Fäuste gegen Fakten

In Kroatien wurde die Klimajournalistin einer Fact-Checking-NGO attackiert. Europaweit werden Fak­ten­prü­fe­r:in­nen zur Zielscheibe

Sieht mehr, als manchen lieb ist Foto: Oleh Yatskiv/Alamy/mauritius images

Von Christian Jakob

Die kroatische Journalistin Melita Vrsaljko ist bei Recherchen zu einer illegalen Mülldeponie nahe der Stadt Zadar an zwei Tagen in Folge körperlich angegriffen worden.
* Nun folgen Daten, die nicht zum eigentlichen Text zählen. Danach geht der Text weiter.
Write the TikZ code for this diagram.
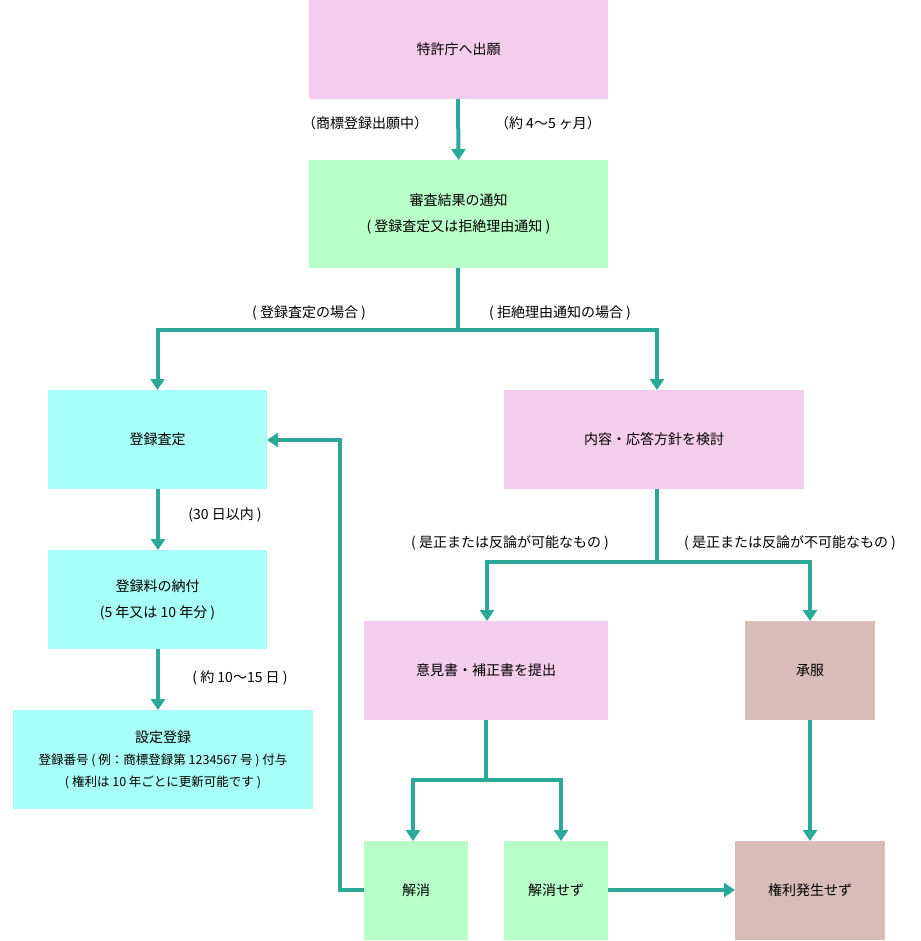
\documentclass[tikz,border=0pt]{standalone}
\usepackage{fontspec}
\setmainfont{Noto Sans CJK JP}
\usetikzlibrary{arrows.meta}
\definecolor{pk}{HTML}{F4CCEC}
\definecolor{gr}{HTML}{B8FFC8}
\definecolor{cy}{HTML}{A8FFF8}
\definecolor{br}{HTML}{D8BCB8}
\definecolor{tl}{HTML}{2AA898}
\begin{document}
\begin{tikzpicture}[x=1pt,y=-1pt,
  box/.style={draw=none,inner sep=0pt,align=center,font=\fontsize{14}{26}\selectfont},
  lab/.style={font=\fontsize{14}{18}\selectfont,inner sep=0pt},
  ar/.style={draw=tl,line width=4pt,-{Triangle[length=11pt,width=14pt]}},
  ln/.style={draw=tl,line width=4pt}]
\useasboundingbox (0,0) rectangle (920,941);
\newcommand\bx[7]{\fill[#6] (#2,#3) rectangle (#4,#5); \node[box] (#1) at ({(#2+#4)/2},{(#3+#5)/2}) {#7};
  \coordinate (#1-n) at ({(#2+#4)/2},#3);}
\bx{a}{309}{0}{608}{99}{pk}{特許庁へ出願}
\bx{b}{309}{160}{608}{268}{gr}{審査結果の通知\\( 登録査定又は拒絶理由通知 )}
\bx{c}{48}{390}{267}{489}{cy}{登録査定}
\bx{d}{504}{390}{804}{489}{pk}{内容・応答方針を検討}
\bx{e}{48}{550}{267}{649}{cy}{登録料の納付\\(5 年又は 10 年分 )}
\bx{f}{13}{710}{313}{809}{cy}{設定登録\\[-4pt]{\fontsize{12.5}{22}\selectfont 登録番号 ( 例：商標登録第 1234567 号 ) 付与}\\[-4pt]{\fontsize{12.5}{18}\selectfont ( 権利は 10 年ごとに更新可能です )}}
\bx{g}{364}{621}{608}{720}{pk}{意見書・補正書を提出}
\bx{h}{745}{621}{875}{720}{br}{承服}
\bx{i}{364}{841}{468}{940}{gr}{解消}
\bx{j}{504}{841}{608}{940}{gr}{解消せず}
\bx{k}{735}{841}{885}{940}{br}{権利発生せず}
\coordinate (s1) at (458,330);
\coordinate (s2) at (657,562);
\coordinate (s3) at (486,780);
\coordinate (cr) at (267,440);
\draw[ar] (458,99) -- (b-n);
\draw[ln] (458,268) -- (s1);
\draw[ar] (s1) -| (c-n);
\draw[ar] (s1) -| (657,390);
\draw[ar] (158,489) -- (158,550);
\draw[ar] (158,649) -- (158,710);
\draw[ln] (657,489) -- (s2);
\draw[ar] (s2) -| (487,621);
\draw[ar] (s2) -| (810,621);
\draw[ln] (486,720) -- (s3);
\draw[ar] (s3) -| (413,841);
\draw[ar] (s3) -| (561,841);
\draw[ar] (810,720) -- (810,841);
\draw[ar] (608,890) -- (735,890);
\draw[ar] (364,890) -| (340,440) -- (cr);
\node[lab] (l1) at (365,123) {（商標登録出願中）};
\node[lab] (l2) at (548,123) {（約 4〜5 ヶ月）};
\node[lab] (l3) at (309,313) {( 登録査定の場合 )};
\node[lab] (l4) at (560,313) {( 拒絶理由通知の場合 )};
\node[lab] (l5) at (225,515) {(30 日以内 )};
\node[lab] (l6) at (240,678) {( 約 10〜15 日 )};
\node[lab] (l7) at (510,543) {( 是正または反論が可能なもの )};
\node[lab] (l8) at (790,543) {( 是正または反論が不可能なもの )};
\end{tikzpicture}
\end{document}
Am vergangenen Montag wurden Vrsaljko und ihr Kameramann bei Dreharbeiten in der Kleinstadt Nadin attackiert, geschlagen und ihre Ausrüstung wurde zerstört. Am Dienstag drang eine Frau in Vrsaljkos Haus ein, schlug und würgte die Filmemacherin und versuchte sie mit Gewalt zu zwingen, die Aufnahmen vom Angriff am Vortag zu löschen. Sie ließ Vrsaljko zufolge erst von ihr ab, als sie ihr in den Finger biss.

Melita Vrsaljko arbeitet als Klimajournalistin bei der Fact-Checking-NGO Faktograf in Zagreb. Bei den Angreifern handelt es sich nach Angaben von Faktograf um den Vater und die Schwester eines lokalen Politikers der nationalkonservativen Partei HDZ.

Faktograf ist eine NGO, die unter anderem für den Tech-Konzern Meta arbeitet und von Facebook-Nutzer:innen gemeldete Inhalte auf mögliche Fake News überprüft. Die Mit­ar­bei­te­r:in­nen von Faktograf sind deshalb seit Langem Bedrohungen und Angriffen auch von Po­li­ti­ke­r:in­nen ausgesetzt ist. Physische Gewalt gab es dabei aber bisher nicht.

Die in Zagreb ansässige Organisation ist ein Kooperationspartner der taz in einem seit 2022 gemeinsam mit dem International Press Institute in Wien laufenden Rechercheprojekt zu Desinformationskampagnen.

Im März 2024 hatte Faktograf ein Klimaportal gestartet, für das die nun angegriffene Melita Vrsaljko verantwortlich ist.

„Ziel beider Angriffe war es, ­Vrsaljko an ihrer journalistischen Arbeit zu hindern, sie einzuschüchtern und zum Schweigen zu bringen“, so ihre Anwältin Vanji Jurić. Das hätten die Angreifer durch „körperliche Verletzungen, Drohungen, Wegnahme ihrer Ausrüstung und Drohanrufe und Nachrichten versucht.“

Der Angriff auf Vrsaljko zeige, „wie schwierig es ist, in kleinen Gemeinden Journalismus zu betreiben, in denen lokale Sheriffs herrschen und glauben, dass die Öffentlichkeit kein Recht hat zu erfahren, was sie tun“, sagte die Geschäftsführerin von Faktograf, Ana Brakus.

Der europäische Fact-Checking-Verband EFCSN nannte den Vorfall „Teil eines besorgniserregenden Trends von Drohungen und Belästigungen, die gegen Faktenprüfer weltweit gerichtet sind.“

„Ziel beider Angriffe war es, Vrsaljko an ihrer journalistischen Arbeit zu hindern, sie einzu­schüchtern und zum Schweigen zu bringen“

Vanji Jurić, Rechtsanwältin

Faktenprüfer spielten eine „entscheidende Rolle, wenn es darum geht, den öffentlichen Diskurs zu schützen und sicherzustellen, dass die Bürger mit korrekten Informationen versorgt werden“, so das EFCSN. Das International Press Institute in Wien schrieb, es verurteile den Angriff auf ­Vrsaljko scharf und forderte die Behörden auf, den Vorfall schnellstmöglich zu untersuchen. „Angriffe auf Journalisten dürfen nicht ungestraft bleiben“, so das IPI.

2023 hatte Faktograf eine Untersuchung zu gezielter Desinformation und Online-Gewalt gegen 41 europäische Fact-Checking-Organisationen vorgelegt.

In neun von zehn Fällen seien Verleumdungen, Hassreden und Angriffe wegen ihrer Arbeit von Politike­r:innen, Regierungsbeamten und Persönlichkeiten des öffentlichen Lebens ausgegangen. Sieben von zehn der Befragten hätten zudem Kampagnen erlebt, die unter anderem koordiniertes Verhalten wie Stalking, Doxing oder geschlechtsspezifische Gewalt umfassten.